August 17, 2022

The Real Estate Investor Who Mines Bitcoin As A Side Hustle

Meet Eng Taing, a real estate investor who decided he needed extra cash and looked to Bitcoin mining to get that extra cash. 

Taing runs his own private equity firm worth an estimated value of about $250 million in assets. He invests in real estate, worked in data science and analytics at Apple, and finally got into Bitcoin at the seemingly early stages – as early as 2013 – before it became popular.

Currently, Taing runs over 261 personal mining machines generating the world’s most famous digital currency. 

Taing has said that he enjoys making money. In his words: “I invest in a lot of things. I have a lot of apartment buildings, I have senior living homes. I have GPU mines, I just like to look at where I can get some good arbitrage advantage, and I thought bitcoin mining presented that both from just, ‘Hey, I could get more bitcoin by having miners than buying bitcoin, especially at the scale that I can get into it — but also, that I am a big believer in bitcoin’s future.”

Bitcoin operating on a Proof-of-work mining model, means that miners around the world run high powered computers to simultaneously create Bitcoins and validate transactions. 

It is a process that requires serious technical know-how, and lots of electricity. Taing decided to outsource most of that work by enlisting the help of a mining company known as Compass Mining, a mining company that hosts, supplies, and operates mining rigs for retail miners who don’t want to deal with the stress of physically handling mining equipment by themselves.

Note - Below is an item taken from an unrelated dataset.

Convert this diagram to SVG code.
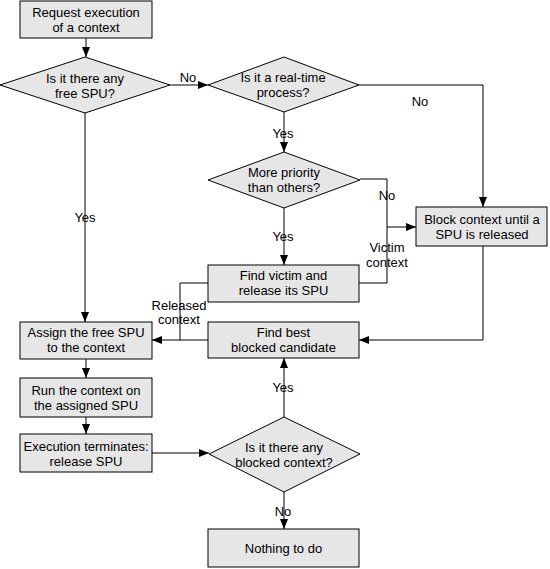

Taing also makes a lot of income by buying and selling Mining hardware to retain customers on compass’ marketplace. 

Whit Gibbs, the CEO of Compass says that he has noticed that a lot of people who would readily invest in real estate are bringing their money to mining. He went on to explain why. In his opinion, people are turning to mining because they have realized that mining brings a faster return on investment than buying rental properties. 

From Miners To Billionaires

One of those plebs is Jon McClellan, a Texas based lobbyist for AT&T. He currently has a single bitcoin miner with Compass in Oklahoma, which he purchased at the end of 2020. For him, the desire to mine is partially ideological, partially financial.

In his words: “I wanted to do my part to secure the the bitcoin network – have my own hashrate, under my own power, I knew that if I buy a miner, I’ll be literally buying bitcoin every day, every minute, every second, every hour, regardless of what’s going on in my life, budget-wise.” 

McClellan also mentioned that Compass was the only retail mining company that seemed accessible to the average human.

The mining company allows customers to buy both new and used mining machines for between $4,500 to $25,800, on their website and then locates them in partner data centers and handles the physical logistics and subsequent maintenance.

Jack Dorsey Also Getting Involved

Jack Dorsey’s payment company, Block, is looking to make it easier for average Bitcoin investors to get involved and start mining Bitcoin.

Block’s manager of operations Thomas Templeton – earlier this year – came out to say that the goal is to make bitcoin mining more distributed and efficient in every way possible. From buying, to set-up, to maintenance and eventually, mining.